- _GIVEN TASK_: Return only the lines running from the top of the entries to the line with "(0,0) rectangle (1494,973);", inclusive, exactly as written.

* * * *

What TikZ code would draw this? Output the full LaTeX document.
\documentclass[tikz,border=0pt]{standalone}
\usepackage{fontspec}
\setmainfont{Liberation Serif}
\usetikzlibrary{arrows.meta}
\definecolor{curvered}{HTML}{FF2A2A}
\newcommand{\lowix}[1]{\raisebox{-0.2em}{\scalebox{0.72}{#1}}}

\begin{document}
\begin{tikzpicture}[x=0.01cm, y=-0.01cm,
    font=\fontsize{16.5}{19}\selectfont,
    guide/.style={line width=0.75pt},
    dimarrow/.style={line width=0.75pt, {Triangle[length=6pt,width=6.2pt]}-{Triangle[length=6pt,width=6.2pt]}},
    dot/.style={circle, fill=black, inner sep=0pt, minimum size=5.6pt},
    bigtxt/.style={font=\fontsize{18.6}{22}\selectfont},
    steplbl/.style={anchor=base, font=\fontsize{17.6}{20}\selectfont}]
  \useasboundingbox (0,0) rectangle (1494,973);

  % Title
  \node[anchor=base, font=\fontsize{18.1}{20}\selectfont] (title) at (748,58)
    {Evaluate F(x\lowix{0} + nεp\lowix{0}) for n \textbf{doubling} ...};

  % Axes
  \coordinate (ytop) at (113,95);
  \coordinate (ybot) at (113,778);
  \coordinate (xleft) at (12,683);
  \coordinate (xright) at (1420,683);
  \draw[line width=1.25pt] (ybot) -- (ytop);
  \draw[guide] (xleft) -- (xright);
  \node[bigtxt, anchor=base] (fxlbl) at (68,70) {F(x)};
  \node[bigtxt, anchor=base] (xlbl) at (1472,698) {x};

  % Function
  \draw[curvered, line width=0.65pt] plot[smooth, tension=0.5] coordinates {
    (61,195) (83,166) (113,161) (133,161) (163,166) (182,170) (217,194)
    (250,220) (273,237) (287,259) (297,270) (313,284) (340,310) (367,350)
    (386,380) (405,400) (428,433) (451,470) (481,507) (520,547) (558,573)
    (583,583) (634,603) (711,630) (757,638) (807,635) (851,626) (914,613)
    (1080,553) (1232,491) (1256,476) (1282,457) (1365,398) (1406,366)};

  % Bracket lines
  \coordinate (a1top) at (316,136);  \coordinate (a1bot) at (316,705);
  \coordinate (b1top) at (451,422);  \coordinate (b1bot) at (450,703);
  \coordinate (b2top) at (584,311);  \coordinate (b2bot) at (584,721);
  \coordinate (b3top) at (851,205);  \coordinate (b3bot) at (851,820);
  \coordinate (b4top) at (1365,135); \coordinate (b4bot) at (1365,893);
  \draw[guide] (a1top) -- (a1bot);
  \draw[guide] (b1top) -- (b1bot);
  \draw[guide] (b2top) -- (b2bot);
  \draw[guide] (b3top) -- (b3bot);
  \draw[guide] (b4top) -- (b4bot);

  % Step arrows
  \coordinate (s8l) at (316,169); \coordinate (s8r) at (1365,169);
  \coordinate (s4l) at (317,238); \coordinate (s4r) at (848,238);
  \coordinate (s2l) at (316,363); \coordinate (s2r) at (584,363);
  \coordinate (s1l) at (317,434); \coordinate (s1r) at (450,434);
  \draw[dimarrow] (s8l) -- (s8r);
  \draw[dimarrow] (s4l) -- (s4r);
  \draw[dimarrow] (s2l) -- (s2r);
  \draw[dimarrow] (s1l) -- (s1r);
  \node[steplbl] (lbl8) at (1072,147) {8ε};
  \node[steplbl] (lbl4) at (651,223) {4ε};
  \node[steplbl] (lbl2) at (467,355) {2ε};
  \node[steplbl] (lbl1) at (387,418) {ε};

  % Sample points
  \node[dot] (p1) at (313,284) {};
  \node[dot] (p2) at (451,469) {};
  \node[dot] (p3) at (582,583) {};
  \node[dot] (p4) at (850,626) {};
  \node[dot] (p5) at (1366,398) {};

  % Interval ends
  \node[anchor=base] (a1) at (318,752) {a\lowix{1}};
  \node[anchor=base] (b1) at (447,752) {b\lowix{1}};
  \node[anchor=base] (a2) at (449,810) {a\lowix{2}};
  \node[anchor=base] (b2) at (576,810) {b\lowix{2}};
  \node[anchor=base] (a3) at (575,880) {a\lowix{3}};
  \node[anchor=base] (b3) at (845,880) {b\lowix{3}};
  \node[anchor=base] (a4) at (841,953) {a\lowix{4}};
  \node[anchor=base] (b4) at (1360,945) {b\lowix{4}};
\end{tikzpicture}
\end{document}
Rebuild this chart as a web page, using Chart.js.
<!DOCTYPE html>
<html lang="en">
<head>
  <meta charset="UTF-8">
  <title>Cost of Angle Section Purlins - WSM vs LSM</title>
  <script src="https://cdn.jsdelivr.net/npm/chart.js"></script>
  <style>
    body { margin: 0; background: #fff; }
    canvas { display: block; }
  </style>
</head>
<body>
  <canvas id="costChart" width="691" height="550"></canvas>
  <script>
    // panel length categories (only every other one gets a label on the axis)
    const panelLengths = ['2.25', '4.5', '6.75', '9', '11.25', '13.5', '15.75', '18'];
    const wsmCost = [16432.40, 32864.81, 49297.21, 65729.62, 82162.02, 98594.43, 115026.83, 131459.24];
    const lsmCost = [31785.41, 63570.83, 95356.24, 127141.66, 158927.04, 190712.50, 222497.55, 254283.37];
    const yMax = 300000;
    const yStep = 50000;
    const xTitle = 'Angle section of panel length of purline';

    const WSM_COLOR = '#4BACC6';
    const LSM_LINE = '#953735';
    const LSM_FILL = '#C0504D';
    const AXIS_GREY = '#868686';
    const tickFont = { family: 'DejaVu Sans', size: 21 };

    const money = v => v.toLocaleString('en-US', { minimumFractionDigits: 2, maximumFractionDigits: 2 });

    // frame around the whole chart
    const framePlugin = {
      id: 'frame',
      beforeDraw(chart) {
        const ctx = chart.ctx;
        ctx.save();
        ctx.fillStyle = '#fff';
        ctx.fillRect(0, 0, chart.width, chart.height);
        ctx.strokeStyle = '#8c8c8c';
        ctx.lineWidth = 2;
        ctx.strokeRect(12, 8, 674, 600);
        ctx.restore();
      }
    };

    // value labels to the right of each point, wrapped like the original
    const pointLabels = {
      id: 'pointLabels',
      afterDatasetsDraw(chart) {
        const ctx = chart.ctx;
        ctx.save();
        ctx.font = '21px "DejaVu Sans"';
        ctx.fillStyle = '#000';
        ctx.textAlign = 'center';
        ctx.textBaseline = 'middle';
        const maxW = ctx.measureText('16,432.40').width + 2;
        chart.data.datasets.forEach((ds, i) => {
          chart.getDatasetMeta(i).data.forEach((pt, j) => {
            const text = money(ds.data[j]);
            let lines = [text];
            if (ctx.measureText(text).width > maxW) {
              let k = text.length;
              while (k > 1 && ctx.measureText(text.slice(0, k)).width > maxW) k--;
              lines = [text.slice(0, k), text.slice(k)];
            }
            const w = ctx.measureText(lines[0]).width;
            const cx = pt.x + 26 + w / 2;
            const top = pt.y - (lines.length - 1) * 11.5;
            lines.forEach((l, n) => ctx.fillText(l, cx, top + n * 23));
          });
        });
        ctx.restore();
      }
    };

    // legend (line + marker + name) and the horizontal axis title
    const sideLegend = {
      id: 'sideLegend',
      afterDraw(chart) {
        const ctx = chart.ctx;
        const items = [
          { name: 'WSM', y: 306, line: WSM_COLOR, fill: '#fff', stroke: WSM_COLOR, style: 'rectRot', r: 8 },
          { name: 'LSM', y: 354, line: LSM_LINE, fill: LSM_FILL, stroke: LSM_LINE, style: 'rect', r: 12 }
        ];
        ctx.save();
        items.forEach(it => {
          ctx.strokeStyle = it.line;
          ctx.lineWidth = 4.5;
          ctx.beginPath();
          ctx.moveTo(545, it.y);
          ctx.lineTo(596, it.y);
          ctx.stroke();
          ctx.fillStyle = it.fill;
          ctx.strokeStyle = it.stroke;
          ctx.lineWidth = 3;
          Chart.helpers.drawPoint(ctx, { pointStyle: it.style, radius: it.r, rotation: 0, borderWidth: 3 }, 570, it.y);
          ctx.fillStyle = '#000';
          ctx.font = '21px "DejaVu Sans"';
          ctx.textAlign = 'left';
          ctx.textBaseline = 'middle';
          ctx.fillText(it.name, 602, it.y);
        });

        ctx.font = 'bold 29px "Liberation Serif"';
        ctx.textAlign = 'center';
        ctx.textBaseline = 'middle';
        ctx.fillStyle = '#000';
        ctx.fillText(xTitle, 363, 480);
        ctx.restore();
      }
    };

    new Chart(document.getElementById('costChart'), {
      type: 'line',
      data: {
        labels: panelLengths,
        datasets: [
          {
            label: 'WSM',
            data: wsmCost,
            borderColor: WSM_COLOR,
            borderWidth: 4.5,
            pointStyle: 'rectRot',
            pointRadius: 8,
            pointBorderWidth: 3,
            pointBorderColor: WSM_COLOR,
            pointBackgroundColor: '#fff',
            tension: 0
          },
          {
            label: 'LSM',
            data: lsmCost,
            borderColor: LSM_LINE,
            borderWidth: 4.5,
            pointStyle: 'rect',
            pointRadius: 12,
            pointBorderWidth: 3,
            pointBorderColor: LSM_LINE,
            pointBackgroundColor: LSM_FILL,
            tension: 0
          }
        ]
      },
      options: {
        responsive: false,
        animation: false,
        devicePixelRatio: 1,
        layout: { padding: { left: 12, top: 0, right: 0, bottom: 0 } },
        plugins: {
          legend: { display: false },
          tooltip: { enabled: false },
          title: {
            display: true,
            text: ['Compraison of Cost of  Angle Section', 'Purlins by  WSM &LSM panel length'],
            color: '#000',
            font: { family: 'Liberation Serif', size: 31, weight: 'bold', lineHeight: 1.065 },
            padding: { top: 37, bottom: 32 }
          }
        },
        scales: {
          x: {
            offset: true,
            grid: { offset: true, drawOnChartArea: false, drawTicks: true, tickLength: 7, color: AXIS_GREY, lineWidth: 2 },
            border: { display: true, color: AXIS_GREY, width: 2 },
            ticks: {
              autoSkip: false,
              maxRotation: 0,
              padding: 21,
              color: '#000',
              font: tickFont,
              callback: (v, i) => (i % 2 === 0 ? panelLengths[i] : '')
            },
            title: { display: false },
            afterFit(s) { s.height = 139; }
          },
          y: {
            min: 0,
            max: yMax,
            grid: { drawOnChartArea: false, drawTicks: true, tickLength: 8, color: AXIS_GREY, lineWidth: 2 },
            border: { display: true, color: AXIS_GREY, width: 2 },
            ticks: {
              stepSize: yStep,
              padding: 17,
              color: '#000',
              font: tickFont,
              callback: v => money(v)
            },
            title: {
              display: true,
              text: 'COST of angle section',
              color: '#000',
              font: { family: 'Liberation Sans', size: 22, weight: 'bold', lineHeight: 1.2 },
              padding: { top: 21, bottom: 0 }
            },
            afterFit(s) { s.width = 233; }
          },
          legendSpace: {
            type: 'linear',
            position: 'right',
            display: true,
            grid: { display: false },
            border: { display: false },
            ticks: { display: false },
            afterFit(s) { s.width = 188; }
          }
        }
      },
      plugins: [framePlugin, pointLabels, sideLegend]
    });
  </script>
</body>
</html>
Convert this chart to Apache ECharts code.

* * * *

- _RESPONSE TO THIS EXERCISE_:
What TikZ code would draw this? Output the full LaTeX document.
\documentclass[tikz,border=0pt]{standalone}
\usepackage{fontspec}
\setmainfont{Liberation Serif}
\usetikzlibrary{arrows.meta}
\definecolor{curvered}{HTML}{FF2A2A}
\newcommand{\lowix}[1]{\raisebox{-0.2em}{\scalebox{0.72}{#1}}}

\begin{document}
\begin{tikzpicture}[x=0.01cm, y=-0.01cm,
    font=\fontsize{16.5}{19}\selectfont,
    guide/.style={line width=0.75pt},
    dimarrow/.style={line width=0.75pt, {Triangle[length=6pt,width=6.2pt]}-{Triangle[length=6pt,width=6.2pt]}},
    dot/.style={circle, fill=black, inner sep=0pt, minimum size=5.6pt},
    bigtxt/.style={font=\fontsize{18.6}{22}\selectfont},
    steplbl/.style={anchor=base, font=\fontsize{17.6}{20}\selectfont}]
  \useasboundingbox (0,0) rectangle (1494,973);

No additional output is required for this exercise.